| Names of manors within Estone appear in documents from the C12th
(Saltley, Castle Bromwich, Nechells) and C13th (Duddeston, Bordesley,
Little Bromwich): it is probable that the manor bounds which lasted
until the recent past were all established by the early Middle Ages.
The ecclesiastical parish of Aston, including Erdington and Witton,
covered 23 square miles : it was to survive unfrag-mented until later
Victorian times, though several chapelries-of-ease had been granted
long before. From the reign of Elizabeth I the Civil Parish of Aston
covered the same area.
There were then or later Overseers of the Poor and Surveyors of
Highways (grand titles for unwilling, unpaid, and untrained tenant
farmers), answerable to local Justices of the Peace, for each manor
or district. They and the manorial courts baron and leet were the
only local government agencies until mid-Victorian times for most
of the Parish: Streets Commissioners were appointed for Deritend
and Bordesley in 1791, and for Duddeston and Nechells in 1829.
The Aston Manor Board of Health was established in 1869: an off-shoot,
the Aston Rural Sanitary Authority, covered the entire Civil Parish
that remained outside Birmingham. The Board acquired other functions
and was known as Aston Local Board until it became an Urban District
Council in 1890. Four years later there was a division into the
separate Civil Parishes of Aston Manor Urban District (with Lozells),
Erdington U.D. including Witton, and Aston in Birmingham, comprising
Deritend, Bordesley, Duddeston, Nechells, Saltley, and Little Bromwich.
Castle Bromwich and Water Orton became a single Rural District.
Although Bordesley, Deritend, Duddeston and Nechells had been incorporated
into the Borough of Birmingham since 1838, and Saltley and Little
Bromwich since 1891, they remained in Aston Parish for Poor Law
administration until 1905: then the Guardians of Birmingham, Aston,
and Kings Norton & Northfield began to work together, and in
1912 (when all were in the City) they combined.

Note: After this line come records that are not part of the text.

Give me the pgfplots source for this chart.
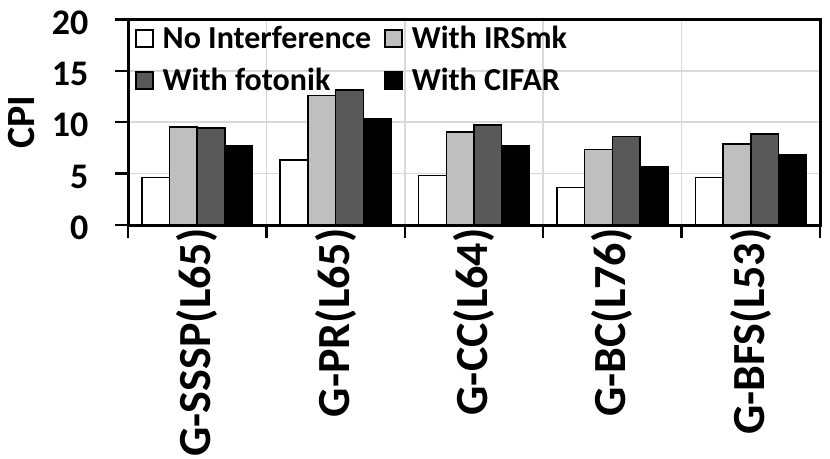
\documentclass[border=0pt]{standalone}
\usepackage{fontspec}
\setmainfont{Carlito}
\usepackage{pgfplots}
\pgfplotsset{compat=1.18}
\definecolor{lgray}{HTML}{BFBFBF}
\definecolor{dgray}{HTML}{595959}
\definecolor{gridc}{HTML}{D9D9D9}
\begin{document}
\begin{tikzpicture}
\begin{axis}[
  at={(128pt,233pt)}, anchor=south west,
  scale only axis, width=692pt, height=205.5pt,
  xmin=-0.5, xmax=4.5, ymin=0, ymax=20,
  ybar=0pt, bar width=0.2,
  xtick={-0.5,0.5,1.5,2.5,3.5,4.5},
  xticklabels={},
  extra x ticks={0,1,2,3,4},
  extra x tick labels={G-SSSP(L65),G-PR(L65),G-CC(L64),G-BC(L76),G-BFS(L53)},
  extra x tick style={grid=none, major tick length=0pt, tick style={draw=none}},
  xticklabel style={rotate=90, anchor=east, font=\fontsize{46}{46}\selectfont\bfseries},
  ytick={0,5,10,15,20},
  tick pos=left,
  tick align=outside,
  major tick length=13pt,
  tick style={black, line width=2.5pt},
  xmajorgrids, ymajorgrids,
  grid style={gridc, line width=1.5pt},
  axis line style={line width=3pt},
  /pgf/number format/assume math mode=true,
  yticklabel style={font=\fontsize{36}{36}\selectfont\bfseries, xshift=-23pt, yshift=-3pt},
  ylabel={CPI},
  every axis y label/.style={at={(axis description cs:0,0.5)}, xshift=-106pt, rotate=90, anchor=center, font=\fontsize{40}{40}\selectfont\bfseries},
  legend columns=2,
  legend cell align=left,
  legend style={draw=none, fill=none, at={(0,1)}, xshift=7pt, yshift=-6pt, anchor=north west,
    inner sep=0pt, font=\fontsize{32}{32}\selectfont\bfseries,
    nodes={inner sep=0pt, text height=23pt, text depth=6pt},
    row sep=13pt,
    /tikz/every even column/.append style={column sep=13pt},
    /tikz/every odd column/.append style={column sep=9pt}},
  legend image code/.code={\draw[#1, line width=1.5pt] (0pt,-7pt) rectangle (17pt,10pt);},
]
\addplot[fill=white, draw=black, line width=1.5pt] coordinates {(0,4.64) (1,6.32) (2,4.83) (3,3.63) (4,4.64)};
\addplot[fill=lgray, draw=black, line width=1.5pt] coordinates {(0,9.56) (1,12.6) (2,9.05) (3,7.36) (4,7.88)};
\addplot[fill=dgray, draw=black, line width=1.5pt] coordinates {(0,9.43) (1,13.16) (2,9.73) (3,8.6) (4,8.88)};
\addplot[fill=black, draw=black, line width=1.5pt] coordinates {(0,7.75) (1,10.3) (2,7.75) (3,5.71) (4,6.88)};
\legend{No Interference, With IRSmk, With fotonik, With CIFAR}
\end{axis}
\pgfresetboundingbox
\path[use as bounding box] (0pt,0pt) rectangle (830pt,458pt);
\end{tikzpicture}
\end{document}
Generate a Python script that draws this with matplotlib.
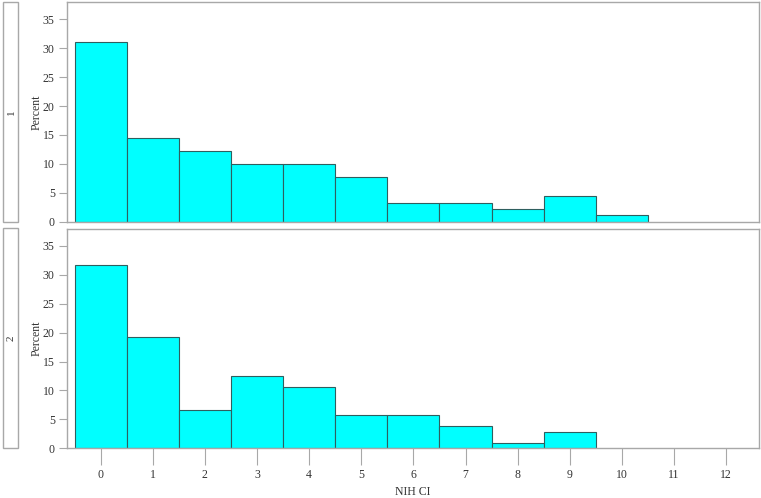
import matplotlib.pyplot as plt
from matplotlib.patches import Rectangle

# NIH CI histogram, percent of each group
nih_ci = [0, 1, 2, 3, 4, 5, 6, 7, 8, 9, 10, 11, 12]
group_labels = ['1', '2']
pct_group1 = [31.1, 14.4, 12.2, 10.0, 10.0, 7.8, 3.3, 3.3, 2.2, 4.4, 1.1]
pct_group2 = [31.7, 19.2, 6.7, 12.5, 10.6, 5.8, 5.8, 3.8, 1.0, 2.9]
y_ticks = [0, 5, 10, 15, 20, 25, 30, 35]

plt.rcParams['font.family'] = ['Liberation Serif', 'DejaVu Serif']

fig = plt.figure(figsize=(7.61, 4.98), dpi=100)
W, H = 761.0, 498.0

grey = '#a8a8a8'
txt = '#333333'
fs = 8.5
panels = [(2, 221.7, pct_group1), (228.5, 448.3, pct_group2)]

for i, (top, bot, vals) in enumerate(panels):
    ax = fig.add_axes([67 / W, 1 - bot / H, (759 - 67) / W, (bot - top) / H])
    ax.bar(nih_ci[:len(vals)], vals, width=1, color='#00ffff',
           edgecolor='#2f5f5f', linewidth=0.8)
    ax.set_xlim(-0.645, 12.63)
    ax.set_ylim(0, 38.0)
    ax.set_yticks(y_ticks)
    ax.set_yticklabels([str(t) for t in y_ticks], fontsize=fs, color=txt)
    ax.set_ylabel('Percent', fontsize=fs, color=txt, labelpad=0.5)
    for s in ax.spines.values():
        s.set_color(grey)
        s.set_linewidth(1)
    # tick lengths are in points: 8 px and 17 px at dpi 100
    ax.tick_params(axis='y', length=5.8, color=grey, pad=3, right=False)
    if i == 1:
        ax.set_xticks(nih_ci)
        ax.set_xticklabels([str(t) for t in nih_ci], fontsize=fs, color=txt)
        ax.tick_params(axis='x', length=12.2, color=grey, pad=3)
        ax.set_xlabel('NIH CI', fontsize=fs, color=txt, labelpad=3)
    else:
        ax.set_xticks([])

    # strip on the left
    fig.patches.append(Rectangle((3 / W, 1 - bot / H), 15 / W, (bot - top) / H,
                                 transform=fig.transFigure, facecolor='white',
                                 edgecolor=grey, linewidth=1))
    fig.text(11 / W, 1 - (top + bot) / 2 / H, group_labels[i], rotation=90,
             ha='center', va='center', fontsize=8, color=txt)

fig.savefig('out.png', dpi=100)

The Streets Commissioners of Bordesley & Deritend, and Duddeston
& Nechells, like those of Birmingham, continued in unelected
authority until 1852, when the Borough Council succeeded to their
functions. Saltley Local Board District and Little Bromwich Hamlet
joined the newly created City in 1891. Aston Manor had sought incorporation
since 1876, and this was achieved in 1903. It must surely be the
shortest-lived corporate borough ever, because after eight years
it became part of Greater Birmingham. The western half of Castle
Bromwich (excluding the village to whose annexation the Earl of
Bradford was strongly opposed) entered the City in 1931, the year
when the Guardians of the combined Union gave up their powers to
the City Council. From that date, all but the eastern end of Estone
was wholly annexed to and governed by Birmingham.